* [Source material]:
·····
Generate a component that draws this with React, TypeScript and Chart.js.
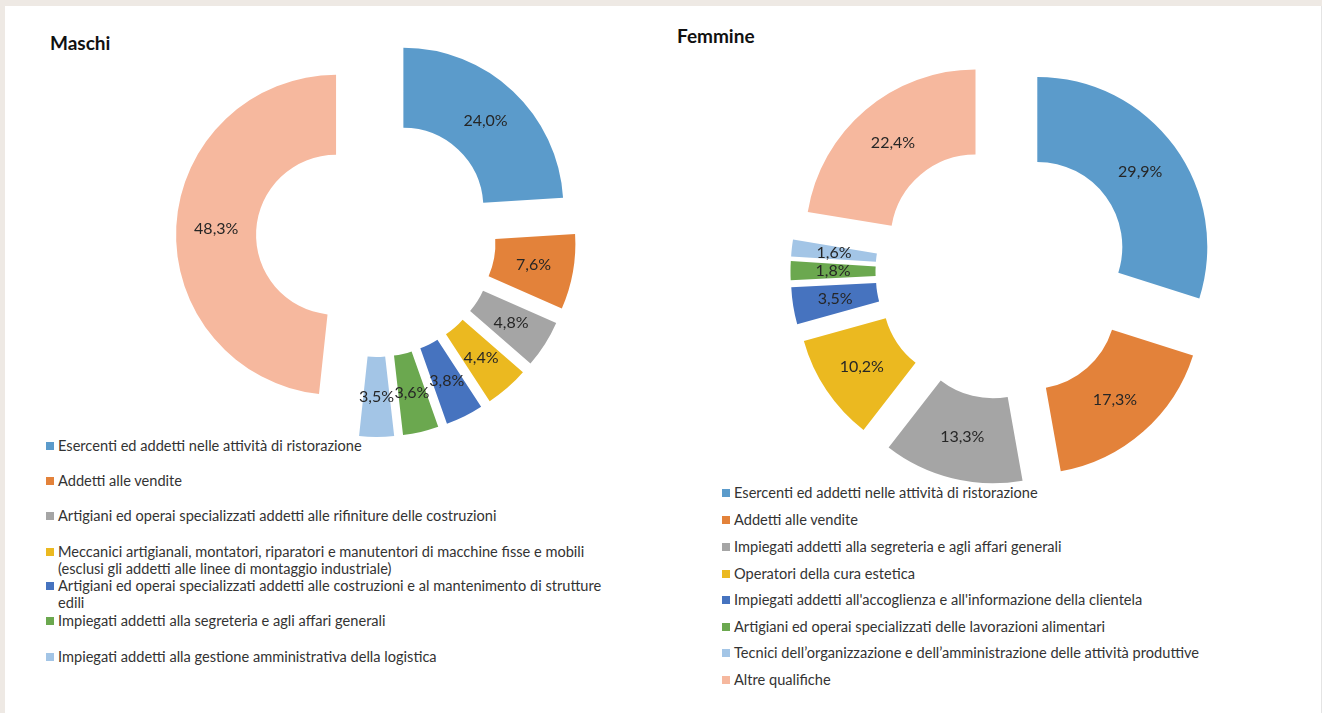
import React, { useEffect, useRef } from 'react';
import { Chart, ArcElement, DoughnutController, registerables } from 'chart.js';

// ---------- DATA ----------
const maschiCategories = [
  'Esercenti ed addetti nelle attività di ristorazione',
  'Addetti alle vendite',
  'Artigiani ed operai specializzati addetti alle rifiniture delle costruzioni',
  'Meccanici artigianali, montatori, riparatori e manutentori di macchine fisse e mobili (esclusi gli addetti alle linee di montaggio industriale)',
  'Artigiani ed operai specializzati addetti alle costruzioni e al mantenimento di strutture edili',
  'Impiegati addetti alla segreteria e agli affari generali',
  'Impiegati addetti alla gestione amministrativa della logistica',
  'Altre qualifiche',
];
const maschiValues = [24.0, 7.6, 4.8, 4.4, 3.8, 3.6, 3.5, 48.3];
const maschiLegendLabels = [
  'Esercenti ed addetti nelle attività di ristorazione',
  'Addetti alle vendite',
  'Artigiani ed operai specializzati addetti alle rifiniture delle costruzioni',
  'Meccanici artigianali, montatori, riparatori e manutentori di macchine fisse e mobili\n(esclusi gli addetti alle linee di montaggio industriale)',
  'Artigiani ed operai specializzati addetti alle costruzioni e al mantenimento di strutture\nedili',
  'Impiegati addetti alla segreteria e agli affari generali',
  'Impiegati addetti alla gestione amministrativa della logistica',
];

const femmineCategories = [
  'Esercenti ed addetti nelle attività di ristorazione',
  'Addetti alle vendite',
  'Impiegati addetti alla segreteria e agli affari generali',
  'Operatori della cura estetica',
  "Impiegati addetti all'accoglienza e all'informazione della clientela",
  'Artigiani ed operai specializzati delle lavorazioni alimentari',
  'Tecnici dell’organizzazione e dell’amministrazione delle attività produttive',
  'Altre qualifiche',
];
const femmineValues = [29.9, 17.3, 13.3, 10.2, 3.5, 1.8, 1.6, 22.4];

// ---------- STYLE / LAYOUT ----------
const COLORS = ['#5B9BCB', '#E3823A', '#A5A5A5', '#EBB920', '#4673BF', '#6BA84F', '#A3C5E6', '#F6B89E'];
const EXPLODE = 0.25;
const FONT = 'Lato, "Open Sans", sans-serif';

const maschiLegendRows = [446, 481, 516, 552, 586, 621, 657];
const femmineLegendRows = [493, 520, 547, 574, 600, 627, 653, 680];

class ExplodedArc extends ArcElement {
  static id = 'explodedArc';
  draw(ctx: CanvasRenderingContext2D) {
    const self: any = this;
    const mid = (self.startAngle + self.endAngle) / 2;
    const d = self.outerRadius * EXPLODE;
    ctx.save();
    ctx.translate(Math.cos(mid) * d, Math.sin(mid) * d);
    super.draw(ctx);
    ctx.restore();
  }
}

class ExplodedDoughnutController extends DoughnutController {
  static id = 'explodedDoughnut';
  static defaults = { ...(DoughnutController as any).defaults, dataElementType: 'explodedArc' };
}

Chart.register(...registerables);
Chart.register(ExplodedArc as any, ExplodedDoughnutController as any);

const fmt = (v: number) => v.toFixed(1).replace('.', ',') + '%';

const pctLabels = {
  id: 'pctLabels',
  afterDatasetsDraw(chart: any) {
    const ctx = chart.ctx;
    const meta = chart.getDatasetMeta(0);
    const vals = chart.data.datasets[0].data as number[];
    ctx.save();
    ctx.font = '16px ' + FONT;
    ctx.fillStyle = '#262626';
    ctx.textAlign = 'center';
    ctx.textBaseline = 'middle';
    meta.data.forEach((arc: any, i: number) => {
      const p = arc.getProps(['x', 'y', 'startAngle', 'endAngle', 'innerRadius', 'outerRadius'], true);
      const mid = (p.startAngle + p.endAngle) / 2;
      const r = (p.innerRadius + p.outerRadius) / 2 + p.outerRadius * EXPLODE;
      ctx.fillText(fmt(vals[i]), p.x + Math.cos(mid) * r, p.y + Math.sin(mid) * r);
    });
    ctx.restore();
  },
};

function Donut(props: { labels: string[]; values: number[]; radius: number; left: number; top: number; size: number }) {
  const ref = useRef<HTMLCanvasElement>(null);
  useEffect(() => {
    if (!ref.current) return;
    const chart = new Chart(ref.current, {
      type: 'explodedDoughnut' as any,
      data: {
        labels: props.labels,
        datasets: [
          {
            data: props.values,
            backgroundColor: COLORS,
            borderWidth: 0,
            radius: props.radius,
            cutout: '50%',
          } as any,
        ],
      },
      options: {
        responsive: false,
        animation: false,
        cutout: '50%',
        layout: { padding: 0 },
        events: [],
        plugins: { legend: { display: false }, tooltip: { enabled: false }, title: { display: false } },
      } as any,
      plugins: [pctLabels],
    });
    let alive = true;
    if ((document as any).fonts && (document as any).fonts.load) {
      (document as any).fonts.load('16px Lato').then(() => {
        if (alive) chart.update();
      });
    }
    return () => {
      alive = false;
      chart.destroy();
    };
  }, []);
  return (
    <canvas
      ref={ref}
      width={props.size}
      height={props.size}
      style={{ position: 'absolute', left: props.left, top: props.top, width: props.size, height: props.size }}
    />
  );
}

function Legend(props: { labels: string[]; rows: number[]; left: number }) {
  return (
    <>
      {props.labels.map((lab, i) => (
        <div
          key={i}
          style={{
            position: 'absolute',
            left: props.left,
            top: props.rows[i] - 9,
            display: 'flex',
            alignItems: 'flex-start',
            font: '14.6px ' + FONT,
            lineHeight: '17px',
            color: '#333',
            whiteSpace: 'pre',
          }}
        >
          <span
            style={{
              display: 'inline-block',
              width: 8,
              height: 8,
              marginTop: 5,
              marginRight: 4,
              background: COLORS[i],
              flex: 'none',
            }}
          />
          <span>{lab}</span>
        </div>
      ))}
    </>
  );
}

export default function App() {
  return (
    <div
      style={{
        position: 'absolute',
        left: 0,
        top: 0,
        width: 1322,
        height: 713,
        background: '#EEE9E4',
        overflow: 'hidden',
        fontFamily: FONT,
      }}
    >
      <div
        style={{
          position: 'absolute',
          left: 5,
          top: 6,
          width: 1316,
          height: 720,
          background: '#FFFFFF',
          borderRight: '1px solid #E4E4E4',
        }}
      />
      <div style={{ position: 'absolute', left: 50, top: 32, font: 'bold 19px ' + FONT, lineHeight: '22px', color: '#111' }}>Maschi</div>
      <div style={{ position: 'absolute', left: 677, top: 25, font: 'bold 19px ' + FONT, lineHeight: '22px', color: '#111' }}>Femmine</div>
      <Legend labels={maschiLegendLabels} rows={maschiLegendRows} left={46} />
      <Legend labels={femmineCategories} rows={femmineLegendRows} left={722} />
      <Donut labels={maschiCategories} values={maschiValues} radius={160} left={376 - 210} top={237 - 210} size={420} />
      <Donut labels={femmineCategories} values={femmineValues} radius={170} left={1003 - 220} top={272 - 220} size={440} />
    </div>
  );
}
·····
* [Stated exercise]: Look at the listing and set down only the lines from its start through the line with "ArcElement, DoughnutController, registerables", word for word and without pictures.

* [Task solution]:
Generate a component that draws this with React, TypeScript and Chart.js.
import React, { useEffect, useRef } from 'react';
import { Chart, ArcElement, DoughnutController, registerables } from 'chart.js';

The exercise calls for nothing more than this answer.